## [DATA]

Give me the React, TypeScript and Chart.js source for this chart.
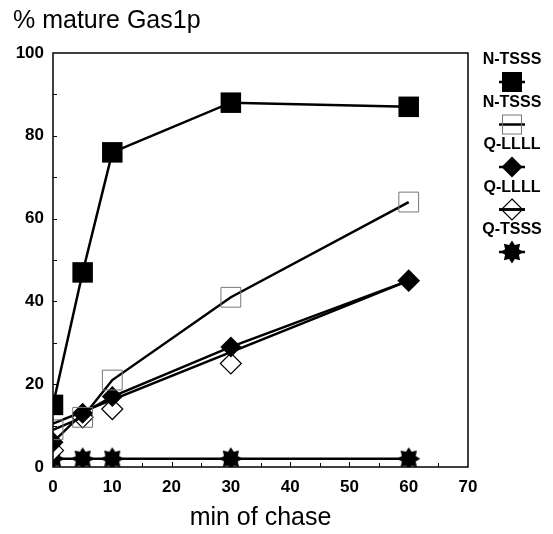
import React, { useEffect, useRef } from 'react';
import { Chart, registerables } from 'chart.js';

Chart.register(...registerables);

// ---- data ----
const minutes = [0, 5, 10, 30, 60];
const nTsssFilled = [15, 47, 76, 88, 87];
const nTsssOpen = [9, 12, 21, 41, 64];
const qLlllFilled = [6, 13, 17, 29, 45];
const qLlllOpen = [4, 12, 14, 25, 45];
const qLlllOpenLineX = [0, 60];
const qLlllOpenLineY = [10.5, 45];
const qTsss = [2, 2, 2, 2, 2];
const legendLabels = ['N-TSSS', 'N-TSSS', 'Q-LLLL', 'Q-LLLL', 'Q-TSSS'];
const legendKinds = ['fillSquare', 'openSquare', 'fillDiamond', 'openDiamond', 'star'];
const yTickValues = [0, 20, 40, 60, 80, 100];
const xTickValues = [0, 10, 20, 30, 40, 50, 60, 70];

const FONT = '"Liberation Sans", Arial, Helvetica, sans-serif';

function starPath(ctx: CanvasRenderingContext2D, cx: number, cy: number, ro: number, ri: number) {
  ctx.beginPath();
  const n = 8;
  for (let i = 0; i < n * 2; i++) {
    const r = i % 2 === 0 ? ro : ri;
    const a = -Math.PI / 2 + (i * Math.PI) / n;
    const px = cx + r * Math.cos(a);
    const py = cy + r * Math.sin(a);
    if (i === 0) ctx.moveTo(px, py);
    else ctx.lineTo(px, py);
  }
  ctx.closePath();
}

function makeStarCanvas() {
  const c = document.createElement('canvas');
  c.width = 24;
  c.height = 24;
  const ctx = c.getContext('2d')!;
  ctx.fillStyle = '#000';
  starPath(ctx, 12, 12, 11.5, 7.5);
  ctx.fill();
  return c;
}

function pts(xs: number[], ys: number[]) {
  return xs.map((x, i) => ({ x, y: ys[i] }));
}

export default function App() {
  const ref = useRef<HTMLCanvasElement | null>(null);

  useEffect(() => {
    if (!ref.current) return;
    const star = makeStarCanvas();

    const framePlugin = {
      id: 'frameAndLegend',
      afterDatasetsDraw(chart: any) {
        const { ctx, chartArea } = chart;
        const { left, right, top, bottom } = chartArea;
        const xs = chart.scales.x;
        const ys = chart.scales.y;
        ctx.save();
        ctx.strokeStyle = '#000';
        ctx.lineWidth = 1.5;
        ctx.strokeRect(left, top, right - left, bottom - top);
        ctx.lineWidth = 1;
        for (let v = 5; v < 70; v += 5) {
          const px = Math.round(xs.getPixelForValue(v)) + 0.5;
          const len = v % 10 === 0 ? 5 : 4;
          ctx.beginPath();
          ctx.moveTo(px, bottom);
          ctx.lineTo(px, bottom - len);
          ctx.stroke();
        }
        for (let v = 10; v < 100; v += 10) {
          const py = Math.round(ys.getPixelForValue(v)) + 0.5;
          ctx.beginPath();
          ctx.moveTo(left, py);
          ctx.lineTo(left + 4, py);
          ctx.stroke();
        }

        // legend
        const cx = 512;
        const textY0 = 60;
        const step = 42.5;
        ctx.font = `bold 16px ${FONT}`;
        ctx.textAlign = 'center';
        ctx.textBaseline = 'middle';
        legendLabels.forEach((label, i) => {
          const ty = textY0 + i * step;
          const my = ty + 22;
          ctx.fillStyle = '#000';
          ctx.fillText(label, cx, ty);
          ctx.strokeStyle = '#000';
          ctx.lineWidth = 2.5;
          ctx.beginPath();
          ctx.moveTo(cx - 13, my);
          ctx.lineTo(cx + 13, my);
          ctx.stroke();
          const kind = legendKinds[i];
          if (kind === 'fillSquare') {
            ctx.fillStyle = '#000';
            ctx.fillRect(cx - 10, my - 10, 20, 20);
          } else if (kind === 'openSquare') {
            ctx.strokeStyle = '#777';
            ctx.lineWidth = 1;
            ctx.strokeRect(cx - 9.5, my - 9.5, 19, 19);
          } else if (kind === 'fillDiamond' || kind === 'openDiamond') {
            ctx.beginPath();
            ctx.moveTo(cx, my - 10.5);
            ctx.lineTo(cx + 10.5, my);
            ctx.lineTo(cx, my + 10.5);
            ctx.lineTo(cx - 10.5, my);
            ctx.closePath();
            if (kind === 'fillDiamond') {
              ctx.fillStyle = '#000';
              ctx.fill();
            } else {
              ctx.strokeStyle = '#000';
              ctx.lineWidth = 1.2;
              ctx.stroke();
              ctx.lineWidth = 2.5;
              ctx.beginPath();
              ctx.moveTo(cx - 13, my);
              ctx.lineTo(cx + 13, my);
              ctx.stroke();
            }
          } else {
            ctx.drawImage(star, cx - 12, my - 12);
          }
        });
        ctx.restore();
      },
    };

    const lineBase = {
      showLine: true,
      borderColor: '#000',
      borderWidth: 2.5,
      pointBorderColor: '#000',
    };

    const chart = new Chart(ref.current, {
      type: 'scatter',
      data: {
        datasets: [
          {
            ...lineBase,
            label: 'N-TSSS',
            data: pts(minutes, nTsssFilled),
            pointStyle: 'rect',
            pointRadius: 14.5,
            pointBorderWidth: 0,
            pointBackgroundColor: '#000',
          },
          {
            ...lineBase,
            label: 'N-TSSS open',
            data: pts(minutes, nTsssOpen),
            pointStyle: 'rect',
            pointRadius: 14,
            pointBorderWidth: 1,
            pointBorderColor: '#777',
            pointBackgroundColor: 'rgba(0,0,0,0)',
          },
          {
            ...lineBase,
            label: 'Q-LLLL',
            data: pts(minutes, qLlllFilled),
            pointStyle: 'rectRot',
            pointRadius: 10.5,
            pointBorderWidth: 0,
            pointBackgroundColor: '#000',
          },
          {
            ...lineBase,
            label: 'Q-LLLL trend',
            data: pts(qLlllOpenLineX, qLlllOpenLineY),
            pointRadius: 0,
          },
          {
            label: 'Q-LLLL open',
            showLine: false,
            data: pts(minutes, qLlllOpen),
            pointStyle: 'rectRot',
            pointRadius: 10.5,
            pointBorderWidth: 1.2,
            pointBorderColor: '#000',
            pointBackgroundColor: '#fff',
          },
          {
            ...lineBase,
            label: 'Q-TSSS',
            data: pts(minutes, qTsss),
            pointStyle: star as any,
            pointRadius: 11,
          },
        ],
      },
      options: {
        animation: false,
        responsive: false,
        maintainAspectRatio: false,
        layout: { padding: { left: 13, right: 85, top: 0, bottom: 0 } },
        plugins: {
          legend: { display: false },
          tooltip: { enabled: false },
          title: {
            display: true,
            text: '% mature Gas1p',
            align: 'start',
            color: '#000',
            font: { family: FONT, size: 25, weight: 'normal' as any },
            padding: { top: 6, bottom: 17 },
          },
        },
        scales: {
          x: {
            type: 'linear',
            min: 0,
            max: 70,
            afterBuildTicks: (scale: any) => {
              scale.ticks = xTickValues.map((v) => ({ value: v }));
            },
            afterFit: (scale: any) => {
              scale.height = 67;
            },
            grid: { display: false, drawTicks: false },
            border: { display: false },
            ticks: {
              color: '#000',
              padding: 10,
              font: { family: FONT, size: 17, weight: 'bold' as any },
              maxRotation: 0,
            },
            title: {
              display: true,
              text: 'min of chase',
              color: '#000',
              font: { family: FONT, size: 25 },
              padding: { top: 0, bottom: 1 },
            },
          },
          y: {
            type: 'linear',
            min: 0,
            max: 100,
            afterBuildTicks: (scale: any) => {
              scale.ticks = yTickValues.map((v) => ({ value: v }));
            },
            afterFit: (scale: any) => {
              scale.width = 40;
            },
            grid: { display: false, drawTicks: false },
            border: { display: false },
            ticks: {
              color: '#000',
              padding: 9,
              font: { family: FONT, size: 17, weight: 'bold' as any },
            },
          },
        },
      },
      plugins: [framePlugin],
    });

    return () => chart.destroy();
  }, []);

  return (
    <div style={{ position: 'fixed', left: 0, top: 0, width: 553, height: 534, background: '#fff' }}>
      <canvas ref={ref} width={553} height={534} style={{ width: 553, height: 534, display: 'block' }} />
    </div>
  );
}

## [GOAL]
Return nothing but the lines running from the start of the data to the line with "Chart.register(...registerables);", please, both ends included and no pictures.

## [IN RESPONSE]
Give me the React, TypeScript and Chart.js source for this chart.
import React, { useEffect, useRef } from 'react';
import { Chart, registerables } from 'chart.js';

Chart.register(...registerables);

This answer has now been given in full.